Con cierta frecuencia, el tema de la homosexualidad salta a la palestra. Recuerdo una clase sobre William Shakespeare, cuando el profesor que nos explicaba la oscura belleza de sus Sonetos, desechaba cualquier intento por achacarle tendencias homosexuales al bardo inglés. También me viene a la memoria una lectura de un cuento de Oscar Wilde donde se probaba, sin dejar resquicio a la duda, que don William era el amante de un caballero británico. Además, las discusiones políticas en los Estados Unidos siempre catapultan a las primeras planas el debate acerca de la legalidad del matrimonio entre individuos del mismo sexo. Es saludable que este año 2011, Nueva York –pionera en la lucha por los derechos de los homosexuales– haya permitido por fin el matrimonio gay. En esta ciudad cada quien es lo que es y lo manifiesta ruidosamente, como lo saben quienes asisten todos los años a las bulliciosas celebraciones del orgullo gay.

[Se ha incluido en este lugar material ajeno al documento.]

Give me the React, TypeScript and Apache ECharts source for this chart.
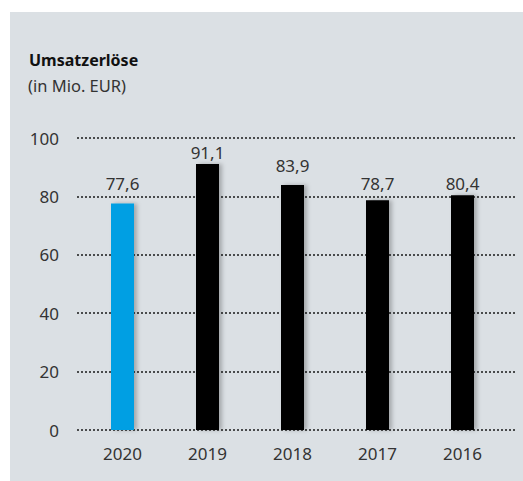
import React, { useEffect, useRef } from "react";
import * as echarts from "echarts";

const years = ["2020", "2019", "2018", "2017", "2016"];
const revenue = [77.6, 91.1, 83.9, 78.7, 80.4];
const yTicks = [0, 20, 40, 60, 80, 100];

const FONT = "'Noto Sans', 'Open Sans', sans-serif";
const TEXT = "#333333";

export default function App() {
  const ref = useRef<HTMLDivElement>(null);
  useEffect(() => {
    if (!ref.current) return;
    const chart = echarts.init(ref.current, undefined, { renderer: "svg" });
    const yMin = yTicks[0];
    const yMax = yTicks[yTicks.length - 1];
    const yInterval = yTicks[1] - yTicks[0];
    // styling: highlight current year, label gaps so labels clear the dotted lines
    const barColors = ["#009FE3", "#000000", "#000000", "#000000", "#000000"];
    const labelGaps = [11, 3, 11, 8, 3];
    chart.setOption({
      animation: false,
      backgroundColor: "#ffffff",
      textStyle: { fontFamily: FONT },
      graphic: [
        {
          type: "rect",
          z: -10,
          shape: { x: 10, y: 12, width: 513, height: 469 },
          style: { fill: "#dbe0e4" },
          silent: true,
        },
      ],
      title: [
        {
          text: "Umsatzerlöse",
          left: 24,
          top: 47,
          textStyle: { fontFamily: FONT, fontSize: 16, fontWeight: "bold", color: "#111" },
        },
        {
          text: "(in Mio. EUR)",
          left: 23,
          top: 72,
          textStyle: { fontFamily: FONT, fontSize: 16.5, fontWeight: "normal", color: TEXT },
        },
      ],
      grid: [
        { left: 77, right: 7, top: 138, bottom: 51 },
        { left: 80, right: 18, top: 138, bottom: 51 },
      ],
      xAxis: [
        { type: "category", gridIndex: 0, data: years, show: false },
        {
          type: "category",
          gridIndex: 1,
          data: years,
          axisLine: { show: false },
          axisTick: { show: false },
          axisLabel: { color: TEXT, fontSize: 17, fontFamily: FONT, margin: 15 },
        },
      ],
      yAxis: [
        {
          type: "value",
          gridIndex: 0,
          min: yMin,
          max: yMax,
          interval: yInterval,
          axisLine: { show: false },
          axisTick: { show: false },
          axisLabel: { color: TEXT, fontSize: 17, fontFamily: FONT, margin: 18 },
          splitLine: {
            show: true,
            lineStyle: { color: "#1a1a1a", type: [2, 2], width: 1.5 },
          },
        },
        {
          type: "value",
          gridIndex: 1,
          min: yMin,
          max: yMax,
          interval: yInterval,
          show: false,
          splitLine: { show: false },
        },
      ],
      series: [
        {
          type: "bar",
          xAxisIndex: 1,
          yAxisIndex: 1,
          barWidth: 23,
          data: revenue.map((v, i) => ({
            value: v,
            itemStyle: {
              color: barColors[i],
              shadowColor: "rgba(0,0,0,0.25)",
              shadowBlur: 4,
              shadowOffsetX: 3,
              shadowOffsetY: 0,
            },
            label: { distance: labelGaps[i] },
          })),
          label: {
            show: true,
            position: "top",
            color: TEXT,
            fontSize: 17,
            fontFamily: FONT,
            formatter: (p: any) => String(p.value).replace(".", ","),
          },
        },
      ],
    });
    return () => chart.dispose();
  }, []);
  return (
    <div
      ref={ref}
      style={{ position: "fixed", left: 0, top: 0, width: 523, height: 481 }}
    />
  );
}
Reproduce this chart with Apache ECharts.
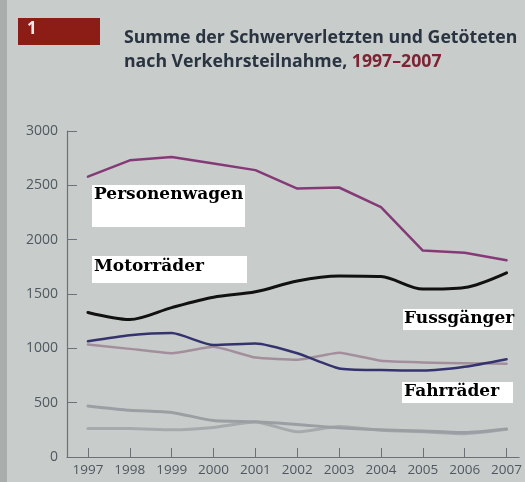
<!DOCTYPE html>
<html><head><meta charset="utf-8">
<script src="https://cdn.jsdelivr.net/npm/echarts@6/dist/echarts.min.js"></script>
<style>html,body{margin:0;padding:0;background:#c8cdcb}#c{width:525px;height:482px}</style>
</head><body><div id="c"></div>
<script>
const years = [1997,1998,1999,2000,2001,2002,2003,2004,2005,2006,2007];
const yTicks = [0,500,1000,1500,2000,2500,3000];
const personenwagen = [2580,2730,2760,2700,2640,2470,2480,2300,1900,1880,1810];
const motorraeder   = [1330,1265,1375,1470,1520,1620,1665,1660,1545,1560,1695];
const fussgaenger   = [1065,1120,1140,1030,1045,955,815,800,795,830,900];
const fahrraeder    = [1035,995,955,1015,915,895,960,885,870,862,858];
const serie5        = [470,430,410,335,325,300,268,250,240,225,258];
const serie6        = [262,262,250,272,322,232,280,245,232,215,255];

const pairs = arr => arr.map((v,i)=>[years[i], v]);
const chart = echarts.init(document.getElementById('c'), null, {renderer:'canvas'});
function line(name, data, color, width, smooth, z){
  return {name, type:'line', data:pairs(data), symbol:'none', smooth, z,
    lineStyle:{color, width, cap:'round', join:'round'}};
}
const labelBox = (x,y,w,h,text,tx,ty) => ({
  type:'group', children:[
    {type:'rect', shape:{x,y,width:w,height:h}, style:{fill:'#ffffff'}},
    {type:'text', x:tx, y:ty, style:{text, fill:'#000', font:'bold 17px "DejaVu Serif"'}}
  ]});
chart.setOption({
  backgroundColor:'#c8cdcb',
  animation:false,
  grid:{left:67, right:0, top:131, bottom:25},
  xAxis:{type:'value', min:1996.5, max:2007.3,
    axisLine:{lineStyle:{color:'#6b7176', width:1.2}},
    axisTick:{customValues:years, length:9, inside:true, lineStyle:{color:'#6b7176'}},
    axisLabel:{customValues:years, formatter:v=>String(v), color:'#4f5860', fontSize:13.5, margin:6, fontFamily:'"Open Sans"'},
    splitLine:{show:false}},
  yAxis:{type:'value', min:0, max:3000, interval:500,
    axisLine:{show:true, lineStyle:{color:'#6b7176', width:1.2}},
    axisTick:{show:true, inside:true, length:10, lineStyle:{color:'#6b7176'}},
    axisLabel:{formatter:v=>String(v), color:'#4f5860', fontSize:14, margin:9, fontFamily:'"Open Sans"'},
    splitLine:{show:false}},
  series:[
    line('Serie 6', serie6, '#a6aaad', 3, 0.2, 2),
    line('Serie 5', serie5, '#9b9fa3', 3, 0.2, 2),
    line('Fahrräder', fahrraeder, '#a38f9c', 2.5, 0.15, 3),
    line('Fussgänger', fussgaenger, '#35336e', 2.5, 0.2, 4),
    line('Motorräder', motorraeder, '#111111', 3, 0.3, 5),
    line('Personenwagen', personenwagen, '#853a78', 2.5, false, 5)
  ],
  graphic:[
    {type:'rect', shape:{x:0,y:0,width:7,height:482}, style:{fill:'#a9aeac'}, z:-1},
    {type:'rect', shape:{x:18,y:18,width:82,height:27}, style:{fill:'#8c1c16'}},
    {type:'text', x:27, y:21, style:{text:'1', fill:'#f0e8e6', font:'bold 17px "Open Sans"'}},
    {type:'text', x:124, y:26, style:{
      text:'Summe der Schwerverletzten und Getöteten\n{b|nach Verkehrsteilnahme, }{c|1997–2007}',
      fill:'#2a3340', font:'bold 17.7px "Open Sans"', lineHeight:24,
      rich:{b:{fill:'#2a3340', font:'bold 17.7px "Open Sans"', lineHeight:24},
            c:{fill:'#7d2333', font:'bold 17.7px "Open Sans"', lineHeight:24}}}},
    labelBox(92,185,153,42,'Personenwagen',94,186),
    labelBox(92,256,155,27,'Motorräder',94,258),
    labelBox(403,309,110,21,'Fussgänger',404,310),
    labelBox(402,382,111,21,'Fahrräder',404,383)
  ]
});
</script></body></html>
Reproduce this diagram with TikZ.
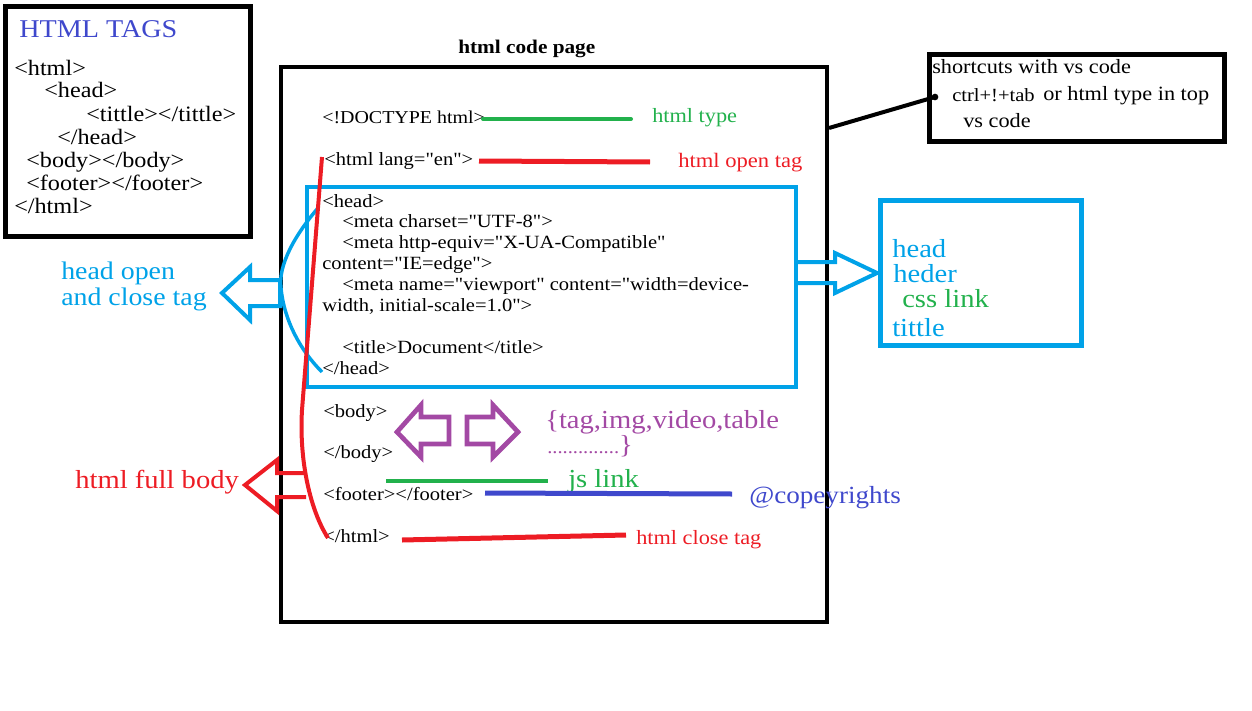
\documentclass[tikz,border=0pt]{standalone}
\usepackage{fontspec}
\setmainfont{Liberation Serif}[FakeStretch=1.1, Ligatures=TeXOff]
\usepackage{xcolor}
\definecolor{pred}{RGB}{237,28,36}
\definecolor{pgreen}{RGB}{34,177,76}
\definecolor{pblue}{RGB}{0,162,232}
\definecolor{pindigo}{RGB}{63,72,204}
\definecolor{ppurple}{RGB}{163,73,164}
\tikzset{
  txt/.style={anchor=base west, inner sep=0pt},
  code/.style={txt, font=\fontsize{14}{16}\selectfont},
  tagline/.style={txt, font=\fontsize{16.5}{18}\selectfont},
  smallnote/.style={txt, font=\fontsize{15.2}{17}\selectfont},
  note/.style={txt, font=\fontsize{19.5}{21}\selectfont},
}

\begin{document}
\begin{tikzpicture}[x=0.75pt,y=-0.75pt]
      \useasboundingbox (0,0) rectangle (1252,710);
      % tag list box
      \draw[line width=3.75pt] (5,6.5) rectangle (250,236);
      \node[note, pindigo, font=\fontsize{19.2}{21}\selectfont] (tagtitle) at (19,38) {HTML TAGS};
      \node[tagline] (t1) at (14,75) {<html>};
      \node[tagline] (t2) at (44,98) {<head>};
      \node[tagline] (t3) at (86,121) {<tittle></tittle>};
      \node[tagline] (t4) at (57,144) {</head>};
      \node[tagline] (t5) at (26,167) {<body></body>};
      \node[tagline] (t6) at (26,190) {<footer></footer>};
      \node[tagline] (t7) at (14,213) {</html>};
      % code page
      \node[txt, font=\bfseries\fontsize{14.5}{16}\selectfont] (pagetitle) at (458,54) {html code page};
      \draw[line width=3.4pt] (281,67) rectangle (827,622);
      \node[code, font=\fontsize{13.6}{16}\selectfont] (doctype) at (322,123) {<!DOCTYPE html>};
      \node[code] (htmlopen) at (324,165) {<html lang="en">};
      \node[code] (h1) at (322,207) {<head>};
      \node[code] (h2) at (342,227) {<meta charset="UTF-8">};
      \node[code] (h3) at (342,248) {<meta http-equiv="X-UA-Compatible"};
      \node[code] (h4) at (322,269) {content="IE=edge">};
      \node[code] (h5) at (342,290) {<meta name="viewport" content="width=device-};
      \node[code] (h6) at (322,311) {width, initial-scale=1.0">};
      \node[code] (h7) at (342,353) {<title>Document</title>};
      \node[code] (h8) at (322,374) {</head>};
      \node[code] (bodyopen) at (323,417) {<body>};
      \node[code] (bodyclose) at (323,458) {</body>};
      \node[code] (footer) at (323,500) {<footer></footer>};
      \node[code] (htmlclose) at (323,542) {</html>};
      % labels
      \node[smallnote, pgreen] (typelabel) at (652,122) {html type};
      \node[smallnote, pred, font=\fontsize{15.4}{17}\selectfont] (openlabel) at (678,167) {html open tag};
      \node[smallnote, pred] (closelabel) at (636,544) {html close tag};
      \node[note, pblue, font=\fontsize{19}{21}\selectfont] (headlabel) at (61,279) {head open};
      \node[note, pblue, font=\fontsize{19}{21}\selectfont] (headlabelb) at (61,305) {and close tag};
      \node[note, ppurple] (bodylabel) at (545,428) {\{tag,img,video,table};
      \node[note, ppurple] (bodylabelb) at (547,453) {{\fontsize{14}{16}\selectfont ..............}\}};
      \node[note, pgreen] (jslabel) at (568,487) {js link};
      \node[note, pindigo, font=\fontsize{18.5}{20}\selectfont] (copylabel) at (749,503) {@copeyrights};
      \node[note, pred] (fulllabel) at (75,488) {html full body};
      % head box and what it holds
      \draw[pblue, line width=3pt] (307,187) rectangle (796,387);
      \draw[pblue, line width=3.75pt] (880.5,200.5) rectangle (1081.5,345.5);
      \node[note, pblue] (r1) at (892,257) {head};
      \node[note, pblue] (r2) at (893,282) {heder};
      \node[note, pgreen] (r3) at (902,307) {css link};
      \node[note, pblue] (r4) at (892,336) {tittle};
      % shortcuts
      \draw[line width=3.75pt] (929,54.5) rectangle (1224.5,141.5);
      \node[smallnote] (s1) at (932,74) {shortcuts with vs code};
      \node[smallnote, font=\fontsize{14}{16}\selectfont] (s2) at (952,101) {ctrl+!+tab};
      \node[smallnote] (s3) at (1043,100) {or html type in top};
      \node[smallnote] (s4) at (963,127) {vs code};
      \coordinate (sa) at (829,128);
      \coordinate (sb) at (935,97);
      \draw[line width=3pt] (sa) -- (sb);
      \fill (sb) circle (2.5pt);
      % lines to the labels
      \coordinate (ga) at (483,119);
      \coordinate (gb) at (631,119);
      \draw[pgreen, line width=3pt, line cap=round] (ga) -- (gb);
      \coordinate (ra) at (479,161);
      \coordinate (rb) at (650,162);
      \draw[pred, line width=3.75pt] (ra) -- (rb);
      \coordinate (ja) at (386,481);
      \coordinate (jb) at (548,481);
      \draw[pgreen, line width=3pt] (ja) -- (jb);
      \coordinate (fa) at (485,493);
      \coordinate (fb) at (732,494);
      \draw[pindigo, line width=3.75pt] (fa) -- (fb);
      \coordinate (ca) at (402,540);
      \coordinate (cb) at (626,535);
      \draw[pred, line width=3.75pt] (ca) -- (cb);
      % brackets and block arrows
      \coordinate (btop) at (318,208);
      \coordinate (bmid) at (281,288);
      \coordinate (bbot) at (322,372);
      \draw[pblue, line width=2.6pt] (btop) .. controls (295,235) and (278,265) .. (bmid) .. controls (284,320) and (300,350) .. (bbot);
      \draw[pblue, line width=3pt] (280,280) -- (250,280) -- (250,267) -- (222,293) -- (250,320) -- (250,306) -- (280,306) -- cycle;
      \draw[pblue, line width=3pt] (797,262) -- (835,262) -- (835,253) -- (877,273) -- (835,293) -- (835,283) -- (797,283);
      \draw[ppurple, line width=3.5pt] (449,417) -- (421,417) -- (421,405) -- (397,432) -- (421,457) -- (421,444) -- (449,444) -- cycle;
      \draw[ppurple, line width=3.5pt] (467,417) -- (493,417) -- (493,405) -- (518,432) -- (493,457) -- (493,444) -- (467,444) -- cycle;
      \coordinate (htop) at (322,157);
      \coordinate (hbend) at (302,410);
      \coordinate (hbot) at (328,538);
      \draw[pred, line width=3pt] (htop) -- (hbend) .. controls (299,460) and (310,510) .. (hbot);
      \draw[pred, line width=3pt] (306,473) -- (277,473) -- (277,460) -- (245,485) -- (277,511) -- (277,497) -- (306,497);
    \end{tikzpicture}
\end{document}
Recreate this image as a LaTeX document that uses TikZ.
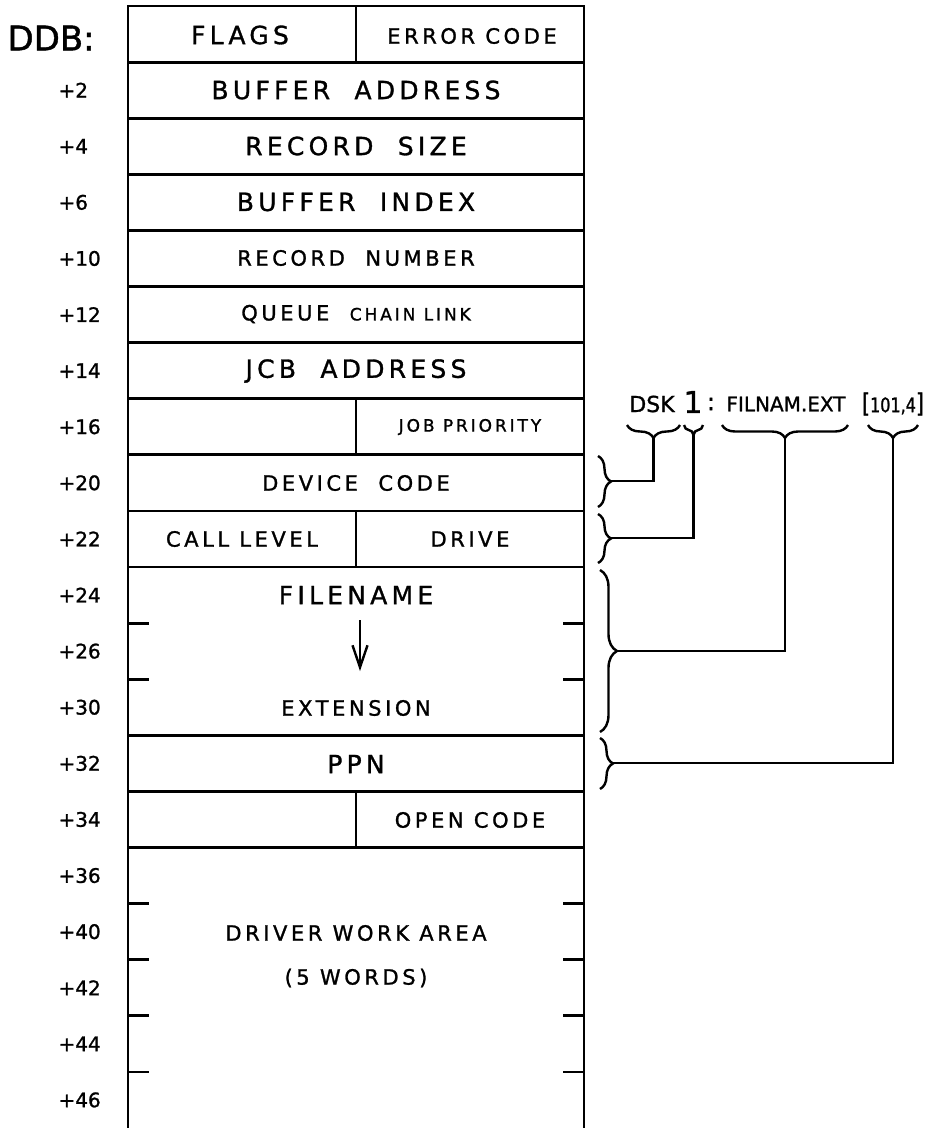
\documentclass[tikz,border=0pt]{standalone}
\usepackage{fontspec}
\newfontfamily\hand[LetterSpace=17, FakeBold=1.2]{DejaVu Sans}
\newfontfamily\handtight[FakeBold=1.2]{DejaVu Sans}
\newfontfamily\handnarrow[FakeStretch=0.8, FakeBold=1.2]{DejaVu Sans}
\usetikzlibrary{arrows.meta, decorations.pathreplacing}

\begin{document}
\begin{tikzpicture}[
    x=1pt, y=-1pt, % one unit per pixel, y runs down the page
    >={Straight Barb[length=22pt, width=15pt, line width=2.4pt]}, % open V tip
    frame/.style={line width=2.8pt}, % Style for the table lines
    tickmark/.style={line width=2.8pt}, % Style for the half-word ticks
    cell/.style={font=\hand\fontsize{25}{28}\selectfont},
    smallcell/.style={font=\hand\fontsize{21}{24}\selectfont},
    tinycell/.style={font=\hand\fontsize{17}{19}\selectfont},
    offset/.style={anchor=west, font=\handtight\fontsize{20}{22}\selectfont},
    note/.style={font=\handtight\fontsize{22}{24}\selectfont},
    % Style for a brace beside a field
    bracel/.style={decorate, decoration={brace, amplitude=13pt}, line width=2.4pt},
    % Style for a brace under the file specification
    braceu/.style={decorate, decoration={brace, mirror, amplitude=13pt}, line width=2.4pt},
    link/.style={line width=2.4pt}
]

    \useasboundingbox (0,0) rectangle (930,1128);

    % Define geometry of the table
    \def\rh{56.1}  % height of one word
    \def\ytop{6}
    \def\xl{128} \def\xr{584} \def\xm{356}

    % Outer frame (open at the bottom)
    \draw[frame] (\xl,1130) -- (\xl,\ytop) -- (\xr,\ytop) -- (\xr,1130);

    % Word boundaries
    \foreach \k in {1,...,10,13,14,15} {
        \pgfmathsetmacro\yy{\ytop+\rh*\k}
        \draw[frame] (\xl,\yy) -- (\xr,\yy);
    }

    % Byte dividers
    \foreach \k in {0,7,9,14} {
        \pgfmathsetmacro\ya{\ytop+\rh*\k}
        \pgfmathsetmacro\yb{\ytop+\rh*(\k+1)}
        \draw[frame] (\xm,\ya) -- (\xm,\yb);
    }

    % Ticks inside the multi-word fields
    \foreach \k in {11,12,16,17,18,19} {
        \pgfmathsetmacro\yy{\ytop+\rh*\k}
        \draw[tickmark] (\xl,\yy) -- (\xl+21,\yy);
        \draw[tickmark] (\xr-21,\yy) -- (\xr,\yy);
    }

    % Offsets on the left
    \node[anchor=west, font=\handtight\fontsize{34}{36}\selectfont] (ddb) at (4,38) {DDB:};
    \foreach \k/\lab in {1/+2, 2/+4, 3/+6, 4/+10, 5/+12, 6/+14, 7/+16, 8/+20, 9/+22,
                         10/+24, 11/+26, 12/+30, 13/+32, 14/+34, 15/+36, 16/+40,
                         17/+42, 18/+44, 19/+46} {
        \pgfmathsetmacro\yy{\ytop+\rh*(\k+0.5)}
        \node[offset] (off\k) at (55,\yy) {\lab};
    }

    % Field names
    \node[cell] (flags) at (240,35) {FLAGS};
    \node[smallcell] (errcode) at (472,36) {ERROR CODE};
    \node[cell] (bufaddr) at (\xm,90) {BUFFER\ \ ADDRESS};
    \node[cell] (recsize) at (\xm,146) {RECORD\ \ SIZE};
    \node[cell] (bufindex) at (\xm,202) {BUFFER\ \ INDEX};
    \node[smallcell] (recnum) at (\xm,258) {RECORD\ \ NUMBER};
    \node[smallcell] (queue) at (\xm,314) {QUEUE\ \ {\fontsize{17}{19}\selectfont CHAIN LINK}};
    \node[cell] (jcbaddr) at (\xm,371) {JCB\ \ ADDRESS};
    \node[tinycell] (jobpri) at (470,427) {JOB PRIORITY};
    \node[smallcell] (devcode) at (\xm,483) {DEVICE\ \ CODE};
    \node[smallcell] (callvl) at (242,539) {CALL LEVEL};
    \node[smallcell] (drive) at (470,539) {DRIVE};
    \node[cell] (filename) at (\xm,595) {FILENAME};
    \node[smallcell] (extension) at (\xm,708) {EXTENSION};
    \node[cell] (ppn) at (\xm,764) {PPN};
    \node[smallcell] (opencode) at (470,820) {OPEN CODE};
    \node[smallcell] (drvwork) at (\xm,933) {DRIVER WORK AREA};
    \node[smallcell] (words) at (\xm,978) {(5 WORDS)};

    % Filename runs on into the extension
    \coordinate (arrtop) at (360,620);
    \coordinate (arrbot) at (360,671);
    \draw[link, ->] (arrtop) -- (arrbot);

    % File specification on the right
    \node[note] (dsk) at (652,404) {DSK};
    \node[note, font=\handtight\fontsize{30}{32}\selectfont] (unit) at (693,402) {1};
    \node[note, font=\handtight\fontsize{24}{26}\selectfont] (colon) at (711,404) {:};
    \node[note, font=\handtight\fontsize{20}{24}\selectfont] (fname) at (786,404) {FILNAM.EXT};
    \node[note, font=\handnarrow\fontsize{20}{22}\selectfont, inner sep=0pt] (ppnval) at (893,404)
        {{\fontsize{26}{26}\selectfont[}101,4{\fontsize{26}{26}\selectfont]}};

    % Braces under the specification
    \draw[braceu] (627,425) -- (680,425);
    \draw[braceu, decoration={amplitude=10pt}] (684,425) -- (703,425);
    \draw[braceu] (722,425) -- (848,425);
    \draw[braceu] (868,425) -- (918,425);
    \coordinate (dsktip) at (653.5,438);
    \coordinate (unittip) at (693.5,435);
    \coordinate (fnametip) at (785,438);
    \coordinate (ppntip) at (893,438);

    % Braces beside the fields
    \draw[bracel] (598,456) -- (598,507);
    \draw[bracel] (598,514) -- (598,563);
    \draw[bracel, decoration={amplitude=17pt}] (600,570) -- (600,732);
    \draw[bracel] (600,738) -- (600,789);
    \coordinate (devtip) at (611,481);
    \coordinate (drvtip) at (611,538);
    \coordinate (filetip) at (617,651);
    \coordinate (ppntipl) at (613,763);

    % Connectors
    \draw[link] (dsktip) |- (devtip);
    \draw[link] (unittip) |- (drvtip);
    \draw[link] (fnametip) |- (filetip);
    \draw[link] (ppntip) |- (ppntipl);

\end{tikzpicture}
\end{document}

Lejos de traer las terribles plagas que nos pronostican algunas religiones, la aceptación de la conducta homosexual es también la promesa de una humanidad más avanzada. Bendita sea esta ciudad por haberme enseñado que la homofobia es una lacra, un rezago de sociedades oscurantistas; y que la aceptación de nuestras distintas preferencias sexuales es uno de los mejores síntomas de la madurez de una sociedad. Alguna vez fui un joven «machísimo» que cantaba a la mujer, hoy soy un macho entre los rascacielos que acepta que no todo tiene un color definido; y que las diferencias, en temas tan complicados como la sexualidad humana, siempre tienen que ser respetadas.